The roots go back far beyond the latest croissant craze. French newcomers began arriving in Northern California during the Gold Rush, and some chose the capital region as home. As reported by Abridged by PBS KVIE, Étienne Gérard and Béatrice Hildebrand helped formalize that presence in 2000 when they founded the local Alliance Française, which Hildebrand went on to lead until 2016.
Today, the Alliance Française de Sacramento describes itself as the region’s hub for French language and culture. According to the Alliance Française de Sacramento website, the group, founded in 2000, now has more than 600 members and roughly 250 students in each session.

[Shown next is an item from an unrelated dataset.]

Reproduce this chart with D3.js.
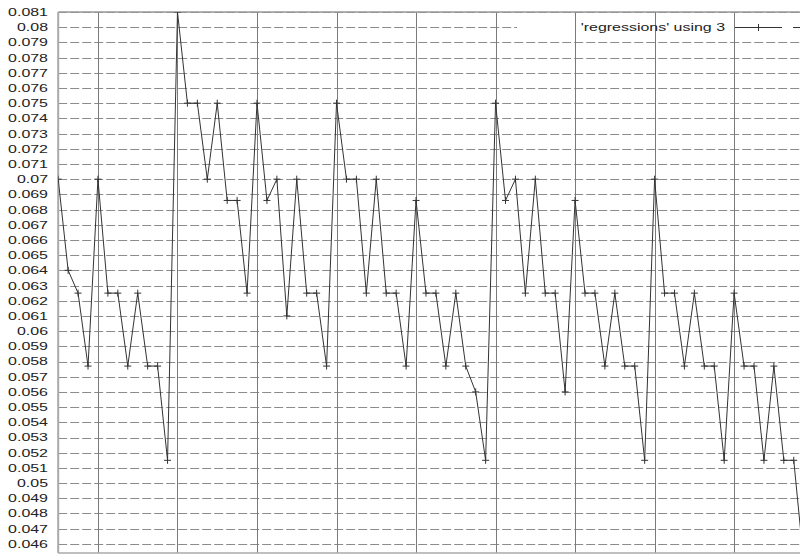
<!DOCTYPE html>
<html>
<head>
<meta charset="utf-8">
<script src="https://cdn.jsdelivr.net/npm/d3@7"></script>
<style>
  html, body { margin: 0; padding: 0; background: #fff; overflow: hidden; }
  svg { display: block; }
  text { font-family: "Liberation Sans", Arial, sans-serif; fill: #222; }
</style>
</head>
<body>
<svg id="chart" width="800" height="557"></svg>
<script>
// Column 3 of the 'regressions' data file, one value per record
const values = [
  0.070, 0.064, 0.0625, 0.0577, 0.070, 0.0625, 0.0625, 0.0577, 0.0625, 0.0577, 0.0577, 0.0515,
  0.081, 0.075, 0.075, 0.070, 0.075, 0.0686, 0.0686, 0.0625,
  0.075, 0.0686, 0.070, 0.061, 0.070, 0.0625, 0.0625, 0.0577,
  0.075, 0.070, 0.070, 0.0625, 0.070, 0.0625, 0.0625, 0.0577,
  0.0686, 0.0625, 0.0625, 0.0577, 0.0625, 0.0577, 0.056, 0.0515,
  0.075, 0.0686, 0.070, 0.0625, 0.070, 0.0625, 0.0625, 0.056,
  0.0686, 0.0625, 0.0625, 0.0577, 0.0625, 0.0577, 0.0577, 0.0515,
  0.070, 0.0625, 0.0625, 0.0577, 0.0625, 0.0577, 0.0577, 0.0515,
  0.0625, 0.0577, 0.0577, 0.0515, 0.0577, 0.0515, 0.0515, 0.0448
];

// y tick values and their printed labels
const yTicks = [0.081, 0.080, 0.079, 0.078, 0.077, 0.076, 0.075, 0.074, 0.073, 0.072,
  0.071, 0.070, 0.069, 0.068, 0.067, 0.066, 0.065, 0.064, 0.063, 0.062, 0.061, 0.060,
  0.059, 0.058, 0.057, 0.056, 0.055, 0.054, 0.053, 0.052, 0.051, 0.050, 0.049, 0.048,
  0.047, 0.046];
const yTickLabels = ["0.081", "0.08", "0.079", "0.078", "0.077", "0.076", "0.075", "0.074",
  "0.073", "0.072", "0.071", "0.07", "0.069", "0.068", "0.067", "0.066", "0.065", "0.064",
  "0.063", "0.062", "0.061", "0.06", "0.059", "0.058", "0.057", "0.056", "0.055", "0.054",
  "0.053", "0.052", "0.051", "0.05", "0.049", "0.048", "0.047", "0.046"];

// x grid positions (record numbers)
const xTicks = [4, 12, 20, 28, 36, 44, 52, 60, 68, 76];

const legendLabel = "'regressions' using 3";

const svg = d3.select("#chart");
const plotLeft = 58.2, plotTop = 12, plotBottom = 553;

const x = d3.scaleLinear().domain([0, 80]).range([plotLeft, plotLeft + 80 * 9.94]);
const y = d3.scaleLinear().domain([0.0454, 0.081]).range([plotBottom, plotTop]);

const stretch = 1.45;

svg.append("clipPath").attr("id", "plotclip")
  .append("rect").attr("x", plotLeft).attr("y", plotTop)
  .attr("width", 800 - plotLeft).attr("height", plotBottom - plotTop);

// horizontal grid (dashed)
svg.append("g").selectAll("line").data(yTicks).join("line")
  .attr("x1", plotLeft).attr("x2", 800)
  .attr("y1", d => Math.round(y(d)) + 0.5).attr("y2", d => Math.round(y(d)) + 0.5)
  .attr("stroke", "#8c8c8c").attr("stroke-width", 1)
  .attr("stroke-dasharray", "9,3");

// key area
svg.append("rect").attr("x", 517).attr("y", 20).attr("width", 283).attr("height", 17)
  .attr("fill", "#fff");

// vertical grid
svg.append("g").selectAll("line").data(xTicks).join("line")
  .attr("x1", d => Math.round(x(d)) + 0.5).attr("x2", d => Math.round(x(d)) + 0.5)
  .attr("y1", plotTop).attr("y2", plotBottom)
  .attr("stroke", "#7a7a7a").attr("stroke-width", 1);

// borders
svg.append("line").attr("x1", plotLeft).attr("x2", 800).attr("y1", plotTop).attr("y2", plotTop)
  .attr("stroke", "#999").attr("stroke-width", 1.5);
svg.append("line").attr("x1", plotLeft).attr("x2", 800).attr("y1", plotBottom).attr("y2", plotBottom)
  .attr("stroke", "#aaa").attr("stroke-width", 1.5);
svg.append("line").attr("x1", plotLeft).attr("x2", plotLeft).attr("y1", plotTop).attr("y2", plotBottom)
  .attr("stroke", "#aaa").attr("stroke-width", 2);

// y tick labels
svg.append("g").selectAll("text").data(yTicks).join("text")
  .attr("transform", d => `translate(48,${y(d)}) scale(${stretch},1)`)
  .attr("text-anchor", "end").attr("dy", "0.36em")
  .attr("font-size", 11)
  .text((d, i) => yTickLabels[i]);

// data line and point markers, clipped to the plot frame
const plot = svg.append("g").attr("clip-path", "url(#plotclip)");
const line = d3.line().x((d, i) => x(i)).y(d => y(d));
plot.append("path").datum(values)
  .attr("d", line).attr("fill", "none")
  .attr("stroke", "#333").attr("stroke-width", 1);

const plus = (cx, cy, s) => `M${cx - s},${cy}H${cx + s}M${cx},${cy - s}V${cy + s}`;
plot.append("g").selectAll("path").data(values).join("path")
  .attr("d", (d, i) => plus(x(i), y(d), 3.5))
  .attr("stroke", "#333").attr("stroke-width", 1).attr("fill", "none");

// key
const ky = 27;
svg.append("text")
  .attr("transform", `translate(725,${ky}) scale(${stretch},1)`)
  .attr("text-anchor", "end").attr("dy", "0.36em").attr("font-size", 11)
  .text(legendLabel);
svg.append("line").attr("x1", 735).attr("x2", 782).attr("y1", ky + 0.5).attr("y2", ky + 0.5)
  .attr("stroke", "#333").attr("stroke-width", 1);
svg.append("path").attr("d", plus(758.5, ky + 0.5, 3.5))
  .attr("stroke", "#333").attr("stroke-width", 1);
svg.append("line").attr("x1", 793).attr("x2", 800).attr("y1", ky + 0.5).attr("y2", ky + 0.5)
  .attr("stroke", "#333").attr("stroke-width", 1);
</script>
</body>
</html>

Its Alliance Française de Sacramento pages note that classes run in ten-week sessions, are capped at twelve students, and list tuition at around $330 for an adult intensive course.
Many of those classes and events unfold inside the CLARA building at 24th and N streets, a century-old former elementary school that now serves as a midtown arts hub. As CapRadio reports, CLARA’s timbered classrooms and historic auditorium make a natural backdrop for community language nights, potlucks, and small performances.
25th Season At The Tower
This summer, the Sacramento French Film Festival returns for its 25th season with screenings at the historic Tower Theatre. The Sacramento French Film Festival site lists this year’s dates as June 26 to 28, 2026, and frames the upcoming edition as a milestone year for an event that has become a fixture on the local arts calendar. The festival’s staying power and neighborhood buzz have been chronicled in regional outlets such as Sactown Magazine.
From Pétanque To Potluck
Organizers say Sacramento’s French energy is powered less by formal institutions and more by relaxed, social gatherings, whether that is a pétanque picnic or a classroom potluck. “Sacramentans are very curious. The city has an appetite for French culture,” Gérard told Abridged by PBS KVIE after a May pétanque picnic held near Mather Field.
That appetite is easy to spot on local menus. It runs from Brasserie Du Monde downtown to Franquette in West Sacramento and Catherine’s Crêperie in Historic Folsom, the latter highlighted in a previous Paris on a plate feature. Local chefs and organizers say these spots share a focus on seasonal, locally sourced ingredients that reflects the French notion of “du terroir.”
Whether you sign up for a ten-week class, show up to a picnic, or catch screenings in June, Sacramento’s French life plays out in familiar neighborhood spaces rather than behind any single gate. For now, the Alliance and the film festival remain two of the clearest windows into that community in motion.